I can't find the option for English, it just automatically assumed I was French, like I live in St. Sauveur. LOL!

Where the hell is the language setting?


----------



## dona83 (Jun 26, 2005)

To change the keyboard:









To change the language you have to go to settings.


----------



## yollim (Jan 28, 2010)

Thanks dona but I don't think you understand what I'm trying to say. Everything IS in English EXCEPT for Dailymotion webpage and app for the iPhone. I have all settings set for English.

I have a question for you though, how did you get that globe icon between the 123 and space bar, in your first pic?


----------



## dona83 (Jun 26, 2005)

Whoops... hmm is Dailymotion in the Settings?

Oh I think you only have the Globe if you have more than two input languages.


----------



## yollim (Jan 28, 2010)

No, Dailymotion is not in Settings and it's driving me crazy!


----------



## winwintoo (Nov 9, 2004)

I don't have an iPod Touch just now, but I downloaded DailyMotion to my iPad when I click on the browse button at the bottom of the screen and then look at the top of the screen, there is a space to enter text and then a button that has CA on it - click that and you can pick what region you want to browse - Canada (EN) and Canada (FR) are right there.

Margaret


----------



## yollim (Jan 28, 2010)

Thank you Margaret, app works in English but the app doesn't get me to all videos.
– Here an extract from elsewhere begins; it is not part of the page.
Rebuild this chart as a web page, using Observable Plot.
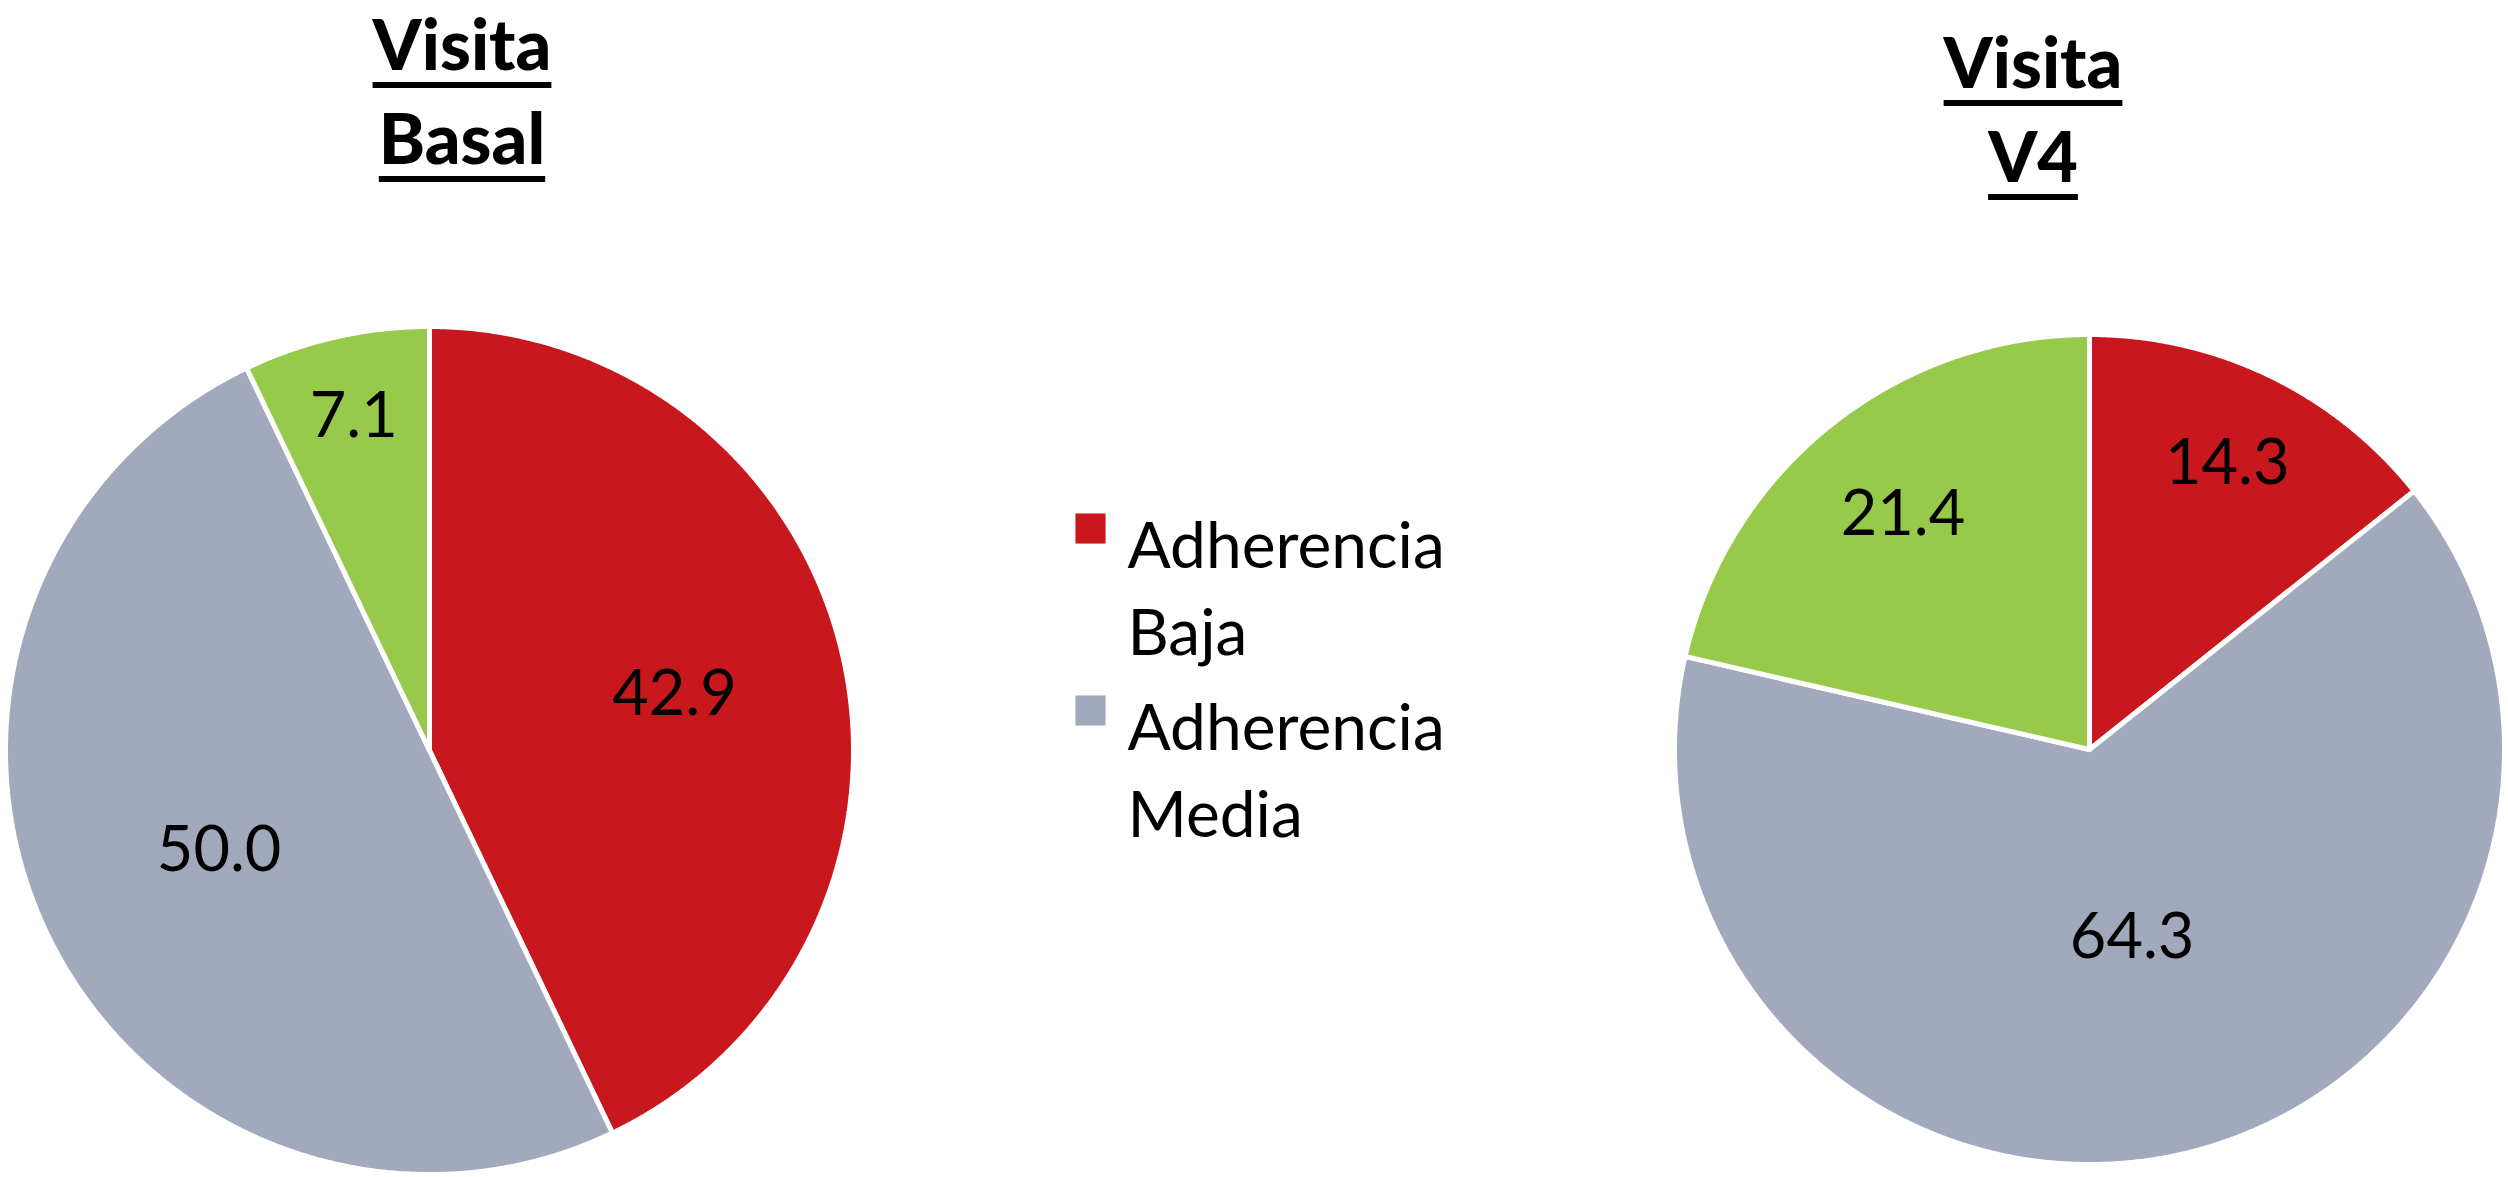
<!DOCTYPE html>
<html>
<head>
<meta charset="utf-8">
<script src="https://cdn.jsdelivr.net/npm/d3@7"></script>
<script src="https://cdn.jsdelivr.net/npm/@observablehq/plot@0.6"></script>
<style>
  html, body { margin: 0; padding: 0; background: #fff; }
  #wrap { position: relative; width: 2508px; height: 1177px; overflow: hidden; font-family: Lato, "Open Sans", sans-serif; }
  #wrap svg { position: absolute; left: 0; top: 0; }
  .title {
    position: absolute; transform: translateX(-50%);
    font-family: Lato, "Open Sans", sans-serif; font-weight: 900; font-size: 70px; line-height: 94px;
    text-align: center; color: #000; white-space: nowrap;
    text-decoration: underline; text-decoration-thickness: 6px; text-underline-offset: 12px;
  }
</style>
</head>
<body>
<div id="wrap"></div>
<script>
// ---- data ----
const categories = ["Adherencia Baja", "Adherencia Media", "Adherencia Alta"];
const visits = ["Visita Basal", "Visita V4"];
const basalValues = [42.9, 50.0, 7.1];
const v4Values = [14.3, 64.3, 21.4];
const legendCategories = ["Adherencia Baja", "Adherencia Media"];
const colors = ["#C8171D", "#A2A9BD", "#97C94B"];

// ---- layout (pixels) ----
const W = 2508, H = 1177;
const pieLayout = [
  {visit: visits[0], values: basalValues, cx: 429, cy: 750, r: 424, title: ["Visita", "Basal"], tx: 462, ttop: -4},
  {visit: visits[1], values: v4Values, cx: 2089, cy: 749, r: 415, title: ["Visita", "V4"], tx: 2033, ttop: 14}
];

const pieGen = d3.pie().sort(null).value(d => d);
const slicePts = [];
const labels = [];
for (const p of pieLayout) {
  const arcs = pieGen(p.values);
  const total = d3.sum(p.values);
  arcs.forEach((a, i) => {
    const key = p.visit + "|" + categories[i];
    const cat = categories[i];
    slicePts.push({key, cat, x: p.cx, y: p.cy});
    const n = Math.max(2, Math.ceil((a.endAngle - a.startAngle) / (Math.PI / 720)));
    for (let k = 0; k <= n; k++) {
      const t = a.startAngle + (a.endAngle - a.startAngle) * k / n;
      slicePts.push({key, cat, x: p.cx + p.r * Math.sin(t), y: p.cy - p.r * Math.cos(t)});
    }
    slicePts.push({key, cat, x: p.cx, y: p.cy});
    const mid = (a.startAngle + a.endAngle) / 2;
    // "best fit" style: smaller slices get labels further out
    const lr = p.r * (0.85 - 0.6 * a.data / total);
    labels.push({x: p.cx + lr * Math.sin(mid), y: p.cy - lr * Math.cos(mid), text: a.data.toFixed(1)});
  });
}

const legendX = 1090, legendTextX = 1127, legendY0 = 528, legendStep = 182;
const legendRows = legendCategories.map((c, i) => ({
  cat: c, x: legendX, y: legendY0 + i * legendStep,
  tx: legendTextX, text: c.replace(" ", "\n")
}));

const chart = Plot.plot({
  width: W, height: H,
  margin: 0,
  x: {domain: [0, W], range: [0, W], axis: null},
  y: {domain: [0, H], range: [0, H], axis: null},
  color: {domain: categories, range: colors},
  style: {fontFamily: "Lato, 'Open Sans', sans-serif", background: "white"},
  marks: [
    Plot.line(slicePts, {x: "x", y: "y", z: "key", fill: "cat", stroke: "white", strokeWidth: 5, strokeLinejoin: "miter", curve: "linear"}),
    Plot.text(labels, {x: "x", y: "y", text: "text", fontSize: 63, fill: "black", textAnchor: "middle"}),
    Plot.dot(legendRows, {x: "x", y: "y", fill: "cat", symbol: "square", r: 17, stroke: null}),
    Plot.text(legendRows, {x: "tx", y: d => d.y - 22, text: "text", fontSize: 64, textAnchor: "start", lineAnchor: "top", lineHeight: 1.36, fill: "black"})
  ]
});

const wrap = document.getElementById("wrap");
wrap.appendChild(chart);
for (const p of pieLayout) {
  const d = document.createElement("div");
  d.className = "title";
  d.style.left = p.tx + "px";
  d.style.top = p.ttop + "px";
  d.innerHTML = p.title.join("<br>");
  wrap.appendChild(d);
}
</script>
</body>
</html>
I have to go to the web browser for certain ones and... guess what, it's in French! LOL

I have to manually change the fr to en in the address bar, real pain in the ass.

Thanks anyways guys, close this thread, I've had it with Dailymotion.


----------



## winwintoo (Nov 9, 2004)

If you paid for the app, I'd write to the folks who make it and report it as a bug. Maybe they'll fix it.


----------